输出张量的维度与输入图像相同，但现在我们有 20 个通道，表示应用了 20 个滤波器到输入图像。

引入非线性

在卷积步骤中，我们提到过将卷积步骤的输出传递给 ReLU 激活函数以引入非线性：

图 9.6: ReLU 激活函数

ReLU 激活函数将所有负的像素值替换为零，而将卷积步骤的输出传递给该激活函数的目的就是为了引入非线性，因为我们使用的数据通常是非线性的，这对训练过程非常有用。为了清楚地理解 ReLU 激活函数的好处，看看下面的图，它展示了卷积步骤的行输出及其经过修正后的版本：

图 9.7: 对输入特征图应用 ReLU 的结果

池化步骤

我们学习过程中的一个重要步骤是池化步骤，有时也叫做下采样或子采样步骤。这个步骤主要是为了减少卷积步骤输出的特征图（feature map）的维度。池化步骤的优点是，在减小特征图的大小的同时，保留了新版本中重要的信息。

下图展示了通过一个 2x2 滤波器和步幅 2 扫描图像，并应用最大池化操作的步骤。这种池化操作称为最大池化：

图 9.8：使用 2 x 2 窗口在经过卷积和 ReLU 操作后的修正特征图上进行最大池化操作的示例（来源：textminingonline.com/wp-content/…

我们可以使用以下代码行将卷积步骤的输出连接到池化层：

pool_layer1 = tf.layers.max_pooling2d(inputs=conv_layer1, pool_size=[2, 2], strides=2)

池化层接收来自卷积步骤的输入，形状如下：

[batch_size, image_width, image_height, channels]

例如，在我们的数字分类任务中，池化层的输入将具有以下形状：

[batch_size, 28, 28, 20]

池化操作的输出将具有以下形状：

[batch_size, 14, 14, 20]

在这个例子中，我们将卷积步骤的输出大小减少了 50%。这个步骤非常有用，因为它只保留了重要的信息，同时还减少了模型的复杂度，从而避免了过拟合。

全连接层

在堆叠了多个卷积和池化步骤之后，我们使用一个全连接层，在这个层中，我们将从输入图像中提取的高级特征输入到全连接层，以便利用这些特征进行实际的分类：

图 9.9：全连接层 - 每个节点都与相邻层的所有其他节点相连接

例如，在数字分类任务中，我们可以在卷积和池化步骤之后使用一个具有 1,024 个神经元和 ReLU 激活函数的全连接层来执行实际的分类。这个全连接层接受以下格式的输入：

[batch_size, features]

因此，我们需要重新调整或展平来自pool_layer2的输入特征图，以匹配这种格式。
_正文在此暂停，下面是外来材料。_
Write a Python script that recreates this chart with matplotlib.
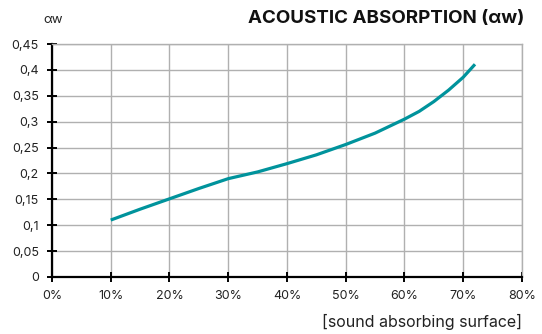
import matplotlib
matplotlib.use("Agg")
from matplotlib import pyplot as plt
from matplotlib.ticker import MultipleLocator, FuncFormatter

# values
surface = [10, 15, 20, 25, 30, 35, 40, 45, 50, 55, 60, 62.5, 65, 67.5, 70, 72]
alpha_w = [0.110, 0.131, 0.151, 0.171, 0.190, 0.203, 0.219, 0.236,
           0.256, 0.278, 0.305, 0.320, 0.339, 0.361, 0.386, 0.411]

title = "ACOUSTIC ABSORPTION (\u03b1w)"
ylabel = "\u03b1w"
xlabel = "[sound absorbing surface]"

plt.rcParams['font.family'] = ['Inter', 'DejaVu Sans']

fig = plt.figure(figsize=(5.42, 3.34), dpi=100)
ax = fig.add_axes([0.0959, 0.1707, 0.8672, 0.6973])

ax.plot(surface, alpha_w, color='#00939c', lw=2.3, solid_capstyle='butt',
        solid_joinstyle='round', zorder=3)

ax.set_xlim(0, 80)
ax.set_ylim(0, 0.45)
ax.xaxis.set_major_locator(MultipleLocator(10))
ax.yaxis.set_major_locator(MultipleLocator(0.05))
ax.xaxis.set_major_formatter(FuncFormatter(lambda v, p: "%d%%" % round(v)))

def yfmt(v, p):
    s = ("%.2f" % v).rstrip('0').rstrip('.')
    return s.replace('.', ',')
ax.yaxis.set_major_formatter(FuncFormatter(yfmt))

ax.grid(True, color='#b0b0b0', lw=1.0)
ax.set_axisbelow(True)
for s in ['top', 'right']:
    ax.spines[s].set_color('#b0b0b0')
    ax.spines[s].set_linewidth(1.0)
for s in ['left', 'bottom']:
    ax.spines[s].set_color('black')
    ax.spines[s].set_linewidth(1.6)
ax.tick_params(direction='inout', length=7, width=1.4, colors='black',
               labelcolor='#222222', labelsize=9)
ax.tick_params(axis='x', pad=6)
ax.tick_params(axis='y', pad=6)

# the reference has no tick mark at 0,4
for t in ax.yaxis.get_major_ticks():
    if abs(t.get_loc() - 0.4) < 1e-6:
        t.tick1line.set_visible(False)

fig.text(0.968, 0.945, title, ha='right', va='center', fontsize=13.5,
         fontweight='bold', color='#111111')
fig.text(0.08, 0.94, ylabel, ha='left', va='center', fontsize=9.5, color='#222222')
fig.text(0.963, 0.035, xlabel, ha='right', va='center', fontsize=11.5, color='#222222')

fig.savefig("out.png", dpi=100)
我们可以使用以下代码行来重新调整输出：

pool1_flat = tf.reshape(pool_layer1, [-1, 14 * 14 * 20])

在这个 reshape 函数中，我们使用-1表示批量大小将动态确定，并且pool_layer1输出中的每个示例将具有宽度为14、高度为14且有20个通道。

因此，这个重塑操作的最终输出将如下所示：

 [batch_size, 3136]

最后，我们可以使用 TensorFlow 的dense()函数来定义我们的全连接层，设定所需的神经元（单位）数量和最终的激活函数：

dense_layer = tf.layers.dense(inputs=pool1_flat, units=1024, activation=tf.nn.relu)

Logits 层

最后，我们需要 logits 层，它将接受全连接层的输出并生成原始的预测值。例如，在数字分类任务中，输出将是一个包含 10 个值的张量，每个值代表 0-9 类中的一个类别的分数。因此，让我们为数字分类示例定义这个 logits 层，其中我们只需要 10 个输出，并且使用线性激活函数，这是 TensorFlow 的dense()函数的默认值：

logits_layer = tf.layers.dense(inputs=dense_layer, units=10)

图 9.10：训练 ConvNet

这个 logits 层的最终输出将是一个具有以下形状的张量：

[batch_size, 10]

如前所述，模型的 logits 层将返回我们批次的原始预测值。但我们需要将这些值转换为可解释的格式：

输入样本 0-9 的预测类别。
每个可能类别的得分或概率。例如，样本属于类别 0 的概率是 1，依此类推。

图 9.11：CNN 不同层的可视化（来源：cs231n.github.io/assets/cnn/…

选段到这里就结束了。